Encounters with people can be especially high in the late summer and early fall months when grizzly bears have yet to enter their dens. This year, the news has been full of stories about black and grizzly bears wandering into residential neighborhoods. Bears have an incredible sense of smell and are often lured into developed areas because they sniff out human-generated food sources, such as bee yards, apple orchards, lambing pastures, chicken coops and garbage. If these items are not contained in a bear-resistant container, they become attractants to hungry bears.  Once a bear learns these items are food, it is likely the bear will come back again and again and bring its young. A single homeowner with an overflowing garbage can or an unsecured chicken coop can unintentionally train multiple bears to venture into neighborhoods for easy access to food. Due to human safety concerns, management agencies often relocate or lethally remove bears that are “food conditioned” to frequent areas near people. Sadly, each year, numerous bears are killed in Montana for this reason. 

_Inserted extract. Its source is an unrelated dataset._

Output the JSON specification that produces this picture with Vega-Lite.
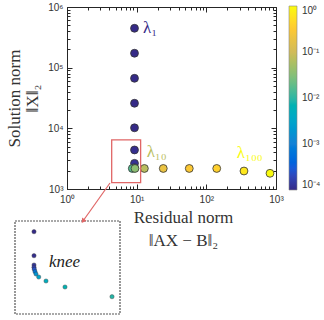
{
  "$schema": "https://vega.github.io/schema/vega-lite/v6.json",
  "width": 209,
  "height": 182,
  "autosize": "none",
  "padding": {"left": 67, "top": 7, "right": 48, "bottom": 131},
  "background": "white",
  "config": {
    "view": {"stroke": "#262626", "strokeWidth": 1},
    "font": "Liberation Sans",
    "axis": {"labelFont": "Liberation Sans", "labelFontSize": 10, "labelColor": "#333333", "domainColor": "#262626", "tickColor": "#262626", "grid": false, "titleFont": "Liberation Serif, DejaVu Serif", "titleFontWeight": "normal", "titleColor": "#333333", "titleFontSize": 17}
  },
  "datasets": {
    "main": [
      {"res": 9.31, "sol": 446000, "lam": 0.0001},
      {"res": 9.31, "sol": 173000, "lam": 0.0001},
      {"res": 9.31, "sol": 66800, "lam": 0.0001},
      {"res": 9.31, "sol": 25900, "lam": 0.0001},
      {"res": 9.31, "sol": 10200, "lam": 0.0001},
      {"res": 9.31, "sol": 4400, "lam": 0.00011},
      {"res": 9.31, "sol": 2650, "lam": 0.00012},
      {"res": 9.31, "sol": 2250, "lam": 0.00015},
      {"res": 8.66, "sol": 2180, "lam": 0.016},
      {"res": 820, "sol": 1815, "lam": 1.0},
      {"res": 347, "sol": 1980, "lam": 0.65},
      {"res": 141, "sol": 2180, "lam": 0.38},
      {"res": 56.9, "sol": 2180, "lam": 0.3},
      {"res": 24.1, "sol": 2180, "lam": 0.2},
      {"res": 12.9, "sol": 2180, "lam": 0.07},
      {"res": 9.46, "sol": 2180, "lam": 0.035}
    ],
    "labels": [
      {"res": 12.3, "sol": 450000, "text": "λ₁", "lam": 0.0001},
      {"res": 13.9, "sol": 4070, "text": "λ₁₀", "lam": 0.07},
      {"res": 273, "sol": 3920, "text": "λ₁₀₀", "lam": 1.0}
    ],
    "zoombox": [
      {"r0": 4.38, "r1": 11.4, "s0": 1270, "s1": 6430}
    ],
    "inset": [
      {"ix": 19, "iy": 82.3, "lam": 0.0001},
      {"ix": 19, "iy": 58.3, "lam": 0.00011},
      {"ix": 19, "iy": 49, "lam": 0.00013},
      {"ix": 19, "iy": 46.7, "lam": 0.00016},
      {"ix": 19.3, "iy": 44.7, "lam": 0.00025},
      {"ix": 20, "iy": 42.3, "lam": 0.0007},
      {"ix": 21, "iy": 40, "lam": 0.0018},
      {"ix": 23.7, "iy": 37, "lam": 0.0035},
      {"ix": 31, "iy": 33, "lam": 0.005},
      {"ix": 50, "iy": 27, "lam": 0.007},
      {"ix": 97, "iy": 17.3, "lam": 0.009}
    ],
    "insetframe": [{"x0": 0, "x1": 105, "y0": 0, "y1": 93}],
    "knee": [{"ix": 34, "iy": 52.3, "text": "knee"}],
    "arrow": [{"xa": 95, "ya": 131, "xb": 68, "yb": 93}]
  },
  "layer": [
    {
      "layer": [
        {
          "data": {"name": "main"},
          "mark": {"type": "point", "filled": true, "size": 62, "stroke": "#333333", "strokeWidth": 0.8, "opacity": 1},
          "encoding": {
            "x": {"field": "res", "type": "quantitative",
              "scale": {"type": "log", "domain": [1, 1000], "nice": false},
              "axis": {
                "values": [1,2,3,4,5,6,7,8,9,10,20,30,40,50,60,70,80,90,100,200,300,400,500,600,700,800,900,1000],
                "labelExpr": "datum.value == 1 ? '10⁰' : datum.value == 10 ? '10¹' : datum.value == 100 ? '10²' : datum.value == 1000 ? '10³' : ''",
                "tickSize": {"condition": {"test": "datum.value == 1 || datum.value == 10 || datum.value == 100 || datum.value == 1000", "value": -5}, "value": -3},
                "labelPadding": 10,
                "labelFlush": false,
                "labelOverlap": false,
                "title": ["Residual norm", "‖AX − B‖₂"],
                "titleFontWeight": "normal",
                "titleLineHeight": 23,
                "titleX": 116,
                "titleY": 20,
                "titleBaseline": "top",
                "titleAlign": "center",
                "titleAnchor": null
              }},
            "y": {"field": "sol", "type": "quantitative",
              "scale": {"type": "log", "domain": [1000, 1000000], "nice": false},
              "axis": {
                "values": [1000,2000,3000,4000,5000,6000,7000,8000,9000,10000,20000,30000,40000,50000,60000,70000,80000,90000,100000,200000,300000,400000,500000,600000,700000,800000,900000,1000000],
                "labelExpr": "datum.value == 1000 ? '10³' : datum.value == 10000 ? '10⁴' : datum.value == 100000 ? '10⁵' : datum.value == 1000000 ? '10⁶' : ''",
                "tickSize": {"condition": {"test": "datum.value == 1000 || datum.value == 10000 || datum.value == 100000 || datum.value == 1000000", "value": -5}, "value": -3},
                "labelPadding": 9,
                "labelFlush": false,
                "labelOverlap": false,
                "title": ["Solution norm", "‖X‖₂"],
                "titleFontWeight": "normal",
                "titleLineHeight": 18,
                "titleX": -61,
                "titleY": 91,
                "titleAngle": -90,
                "titleBaseline": "top",
                "titleAlign": "center",
                "titleAnchor": null
              }},
            "color": {"field": "lam", "type": "quantitative",
              "scale": {"type": "log", "domain": [0.0001, 1], "range": ["#352a87", "#0f5cdd", "#1481d6", "#06a4ca", "#2eb7a4", "#87bf77", "#d1bb59", "#fec832", "#f9fb0e"]},
              "legend": {
                "orient": "none", "legendX": 222, "legendY": -1,
                "title": null, "direction": "vertical",
                "gradientLength": 184, "gradientThickness": 8,
                "gradientStrokeColor": "#888888", "gradientStrokeWidth": 0.6,
                "values": [0.0001, 0.001, 0.01, 0.1, 1],
                "labelExpr": "datum.value > 0.5 ? '10⁰' : datum.value > 0.05 ? '10⁻¹' : datum.value > 0.005 ? '10⁻²' : datum.value > 0.0005 ? '10⁻³' : '10⁻⁴'",
                "labelFont": "Liberation Sans", "labelFontSize": 10, "labelColor": "#333333", "labelOffset": 5
              }}
          }
        },
        {
          "data": {"name": "labels"},
          "mark": {"type": "text", "align": "left", "baseline": "middle", "font": "Liberation Serif, DejaVu Serif", "fontSize": 17},
          "encoding": {
            "x": {"field": "res", "type": "quantitative",
              "axis": {"orient": "top", "values": [1,2,3,4,5,6,7,8,9,10,20,30,40,50,60,70,80,90,100,200,300,400,500,600,700,800,900,1000], "labels": false, "title": null, "domain": false,
                "tickSize": {"condition": {"test": "datum.value == 1 || datum.value == 10 || datum.value == 100 || datum.value == 1000", "value": -5}, "value": -3}}},
            "y": {"field": "sol", "type": "quantitative",
              "axis": {"orient": "right", "values": [1000,2000,3000,4000,5000,6000,7000,8000,9000,10000,20000,30000,40000,50000,60000,70000,80000,90000,100000,200000,300000,400000,500000,600000,700000,800000,900000,1000000], "labels": false, "title": null, "domain": false,
                "tickSize": {"condition": {"test": "datum.value == 1000 || datum.value == 10000 || datum.value == 100000 || datum.value == 1000000", "value": -5}, "value": -3}}},
            "text": {"field": "text"},
            "color": {"field": "lam", "type": "quantitative"}
          }
        },
        {
          "data": {"name": "zoombox"},
          "mark": {"type": "rect", "fill": null, "fillOpacity": 0, "stroke": "#e06666", "strokeWidth": 1.3},
          "encoding": {
            "x": {"field": "r0", "type": "quantitative", "axis": null},
            "x2": {"field": "r1"},
            "y": {"field": "s0", "type": "quantitative", "axis": null},
            "y2": {"field": "s1"}
          }
        }
      ],
      "resolve": {"axis": {"x": "independent", "y": "independent"}}
    },
    {
      "layer": [
        {
          "data": {"name": "insetframe"},
          "mark": {"type": "rect", "fill": "white", "stroke": "#555555", "strokeWidth": 1.2, "strokeDash": [2, 1]},
          "encoding": {
            "x": {"field": "x0", "type": "quantitative", "scale": {"domain": [0, 105], "range": [-52, 53], "nice": false, "zero": false}, "axis": null},
            "x2": {"field": "x1"},
            "y": {"field": "y0", "type": "quantitative", "scale": {"domain": [0, 93], "range": [307, 214], "nice": false, "zero": false}, "axis": null},
            "y2": {"field": "y1"}
          }
        },
        {
          "data": {"name": "inset"},
          "mark": {"type": "point", "filled": true, "size": 18, "stroke": "#333333", "strokeWidth": 0.4, "opacity": 1},
          "encoding": {
            "x": {"field": "ix", "type": "quantitative"},
            "y": {"field": "iy", "type": "quantitative"},
            "color": {"field": "lam", "type": "quantitative"}
          }
        },
        {
          "data": {"name": "knee"},
          "mark": {"type": "text", "align": "left", "baseline": "middle", "font": "Liberation Serif, DejaVu Serif", "fontStyle": "italic", "fontWeight": "normal", "fontSize": 17, "color": "#222222"},
          "encoding": {
            "x": {"field": "ix", "type": "quantitative"},
            "y": {"field": "iy", "type": "quantitative"},
            "text": {"field": "text"}
          }
        },
        {
          "data": {"name": "arrow"},
          "mark": {"type": "rule", "color": "#e06666", "strokeWidth": 1.2},
          "encoding": {
            "x": {"field": "xa", "type": "quantitative"},
            "y": {"field": "ya", "type": "quantitative"},
            "x2": {"field": "xb"},
            "y2": {"field": "yb"}
          }
        },
        {
          "data": {"name": "arrow"},
          "mark": {"type": "point", "shape": "triangle-down", "filled": true, "color": "#e06666", "size": 28, "angle": 35, "opacity": 1},
          "encoding": {
            "x": {"field": "xb", "type": "quantitative"},
            "y": {"field": "yb", "type": "quantitative"}
          }
        }
      ]
    }
  ],
  "resolve": {"scale": {"x": "independent", "y": "independent"}}
}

Working with individuals, landowners, non-profit organizations, small businesses and government agencies, Defenders of Wildlife helps landowners in grizzly-bear country secure these items with electric fencing and other tools to keep bears, people and property safe. Since 2010, we have helped residents complete more than 195 projects ranging from small chicken coop fences to large-scale residential and livestock fences. And while it is clear that there is a direct reduction in human-bear conflicts at these sites, what’s equally clear is that when people have the ability to successfully minimize conflicts on their property, social tolerance for living alongside the great bruins goes up.  It’s a win–win solution for bears and people.

We have come a long way in our efforts to restore grizzlies to the landscape, but we have much more work to do. Stopping conflict between bears and humans is certainly takes effort, but the bottom line is many are preventable. The challenge lies with us to make changes that will ensure generations to come still have the opportunity to see grizzly bears roaming the Wild West.